Rows from a dataset of charts and code

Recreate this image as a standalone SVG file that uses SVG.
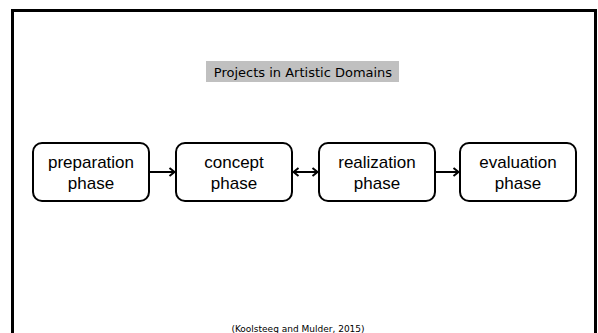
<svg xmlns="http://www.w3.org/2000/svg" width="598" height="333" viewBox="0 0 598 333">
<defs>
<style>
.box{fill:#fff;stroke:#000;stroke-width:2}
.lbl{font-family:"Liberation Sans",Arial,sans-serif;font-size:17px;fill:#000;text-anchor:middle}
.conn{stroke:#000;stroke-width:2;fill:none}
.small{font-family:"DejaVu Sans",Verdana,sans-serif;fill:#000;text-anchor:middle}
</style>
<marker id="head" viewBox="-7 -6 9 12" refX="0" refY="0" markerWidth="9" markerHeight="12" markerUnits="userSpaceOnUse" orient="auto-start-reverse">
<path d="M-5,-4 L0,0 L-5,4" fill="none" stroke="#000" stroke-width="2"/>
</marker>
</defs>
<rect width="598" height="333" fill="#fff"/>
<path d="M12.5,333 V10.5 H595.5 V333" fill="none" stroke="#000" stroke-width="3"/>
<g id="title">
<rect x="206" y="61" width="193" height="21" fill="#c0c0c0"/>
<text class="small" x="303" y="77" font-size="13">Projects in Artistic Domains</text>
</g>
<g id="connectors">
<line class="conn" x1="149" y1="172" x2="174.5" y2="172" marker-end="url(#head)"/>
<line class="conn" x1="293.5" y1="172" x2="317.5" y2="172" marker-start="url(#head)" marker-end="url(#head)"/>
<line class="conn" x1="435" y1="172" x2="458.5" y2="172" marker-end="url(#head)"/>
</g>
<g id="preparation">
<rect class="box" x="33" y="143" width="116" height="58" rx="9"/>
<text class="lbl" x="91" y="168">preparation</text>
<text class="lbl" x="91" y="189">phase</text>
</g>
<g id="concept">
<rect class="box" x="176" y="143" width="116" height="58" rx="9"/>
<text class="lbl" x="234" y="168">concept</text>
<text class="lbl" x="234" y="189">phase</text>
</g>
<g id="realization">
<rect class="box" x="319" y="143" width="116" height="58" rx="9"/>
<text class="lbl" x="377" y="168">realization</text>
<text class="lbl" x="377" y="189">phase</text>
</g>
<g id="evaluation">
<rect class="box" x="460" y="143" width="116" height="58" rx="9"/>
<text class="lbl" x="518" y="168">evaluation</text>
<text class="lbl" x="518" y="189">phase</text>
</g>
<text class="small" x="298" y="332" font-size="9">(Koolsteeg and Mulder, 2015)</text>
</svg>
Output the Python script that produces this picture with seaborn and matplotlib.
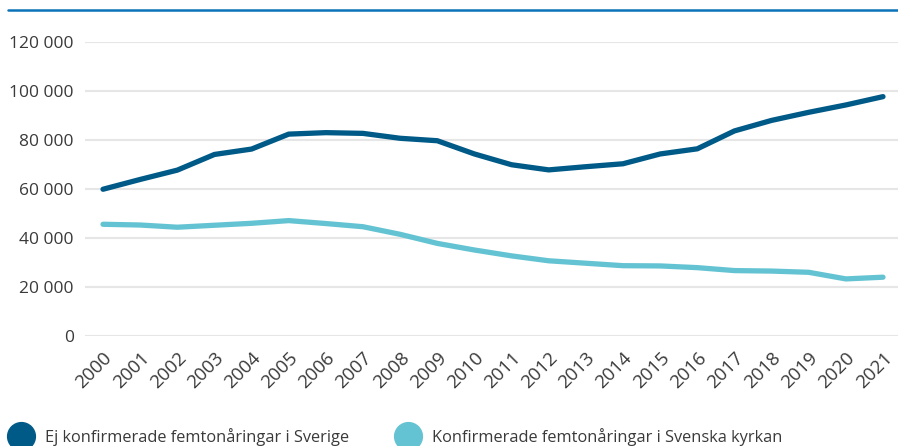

- [WORK INSTRUCTIONS] Print the records above exactly as they stand, but leave out the pictures.

- [EXERCISE RESPONSE]
Recreate this image as a standalone SVG file that uses SVG.
<svg xmlns="http://www.w3.org/2000/svg" width="598" height="333" viewBox="0 0 598 333">
<defs>
<style>
.box{fill:#fff;stroke:#000;stroke-width:2}
.lbl{font-family:"Liberation Sans",Arial,sans-serif;font-size:17px;fill:#000;text-anchor:middle}
.conn{stroke:#000;stroke-width:2;fill:none}
.small{font-family:"DejaVu Sans",Verdana,sans-serif;fill:#000;text-anchor:middle}
</style>
<marker id="head" viewBox="-7 -6 9 12" refX="0" refY="0" markerWidth="9" markerHeight="12" markerUnits="userSpaceOnUse" orient="auto-start-reverse">
<path d="M-5,-4 L0,0 L-5,4" fill="none" stroke="#000" stroke-width="2"/>
</marker>
</defs>
<rect width="598" height="333" fill="#fff"/>
<path d="M12.5,333 V10.5 H595.5 V333" fill="none" stroke="#000" stroke-width="3"/>
<g id="title">
<rect x="206" y="61" width="193" height="21" fill="#c0c0c0"/>
<text class="small" x="303" y="77" font-size="13">Projects in Artistic Domains</text>
</g>
<g id="connectors">
<line class="conn" x1="149" y1="172" x2="174.5" y2="172" marker-end="url(#head)"/>
<line class="conn" x1="293.5" y1="172" x2="317.5" y2="172" marker-start="url(#head)" marker-end="url(#head)"/>
<line class="conn" x1="435" y1="172" x2="458.5" y2="172" marker-end="url(#head)"/>
</g>
<g id="preparation">
<rect class="box" x="33" y="143" width="116" height="58" rx="9"/>
<text class="lbl" x="91" y="168">preparation</text>
<text class="lbl" x="91" y="189">phase</text>
</g>
<g id="concept">
<rect class="box" x="176" y="143" width="116" height="58" rx="9"/>
<text class="lbl" x="234" y="168">concept</text>
<text class="lbl" x="234" y="189">phase</text>
</g>
<g id="realization">
<rect class="box" x="319" y="143" width="116" height="58" rx="9"/>
<text class="lbl" x="377" y="168">realization</text>
<text class="lbl" x="377" y="189">phase</text>
</g>
<g id="evaluation">
<rect class="box" x="460" y="143" width="116" height="58" rx="9"/>
<text class="lbl" x="518" y="168">evaluation</text>
<text class="lbl" x="518" y="189">phase</text>
</g>
<text class="small" x="298" y="332" font-size="9">(Koolsteeg and Mulder, 2015)</text>
</svg>
Output the Python script that produces this picture with seaborn and matplotlib.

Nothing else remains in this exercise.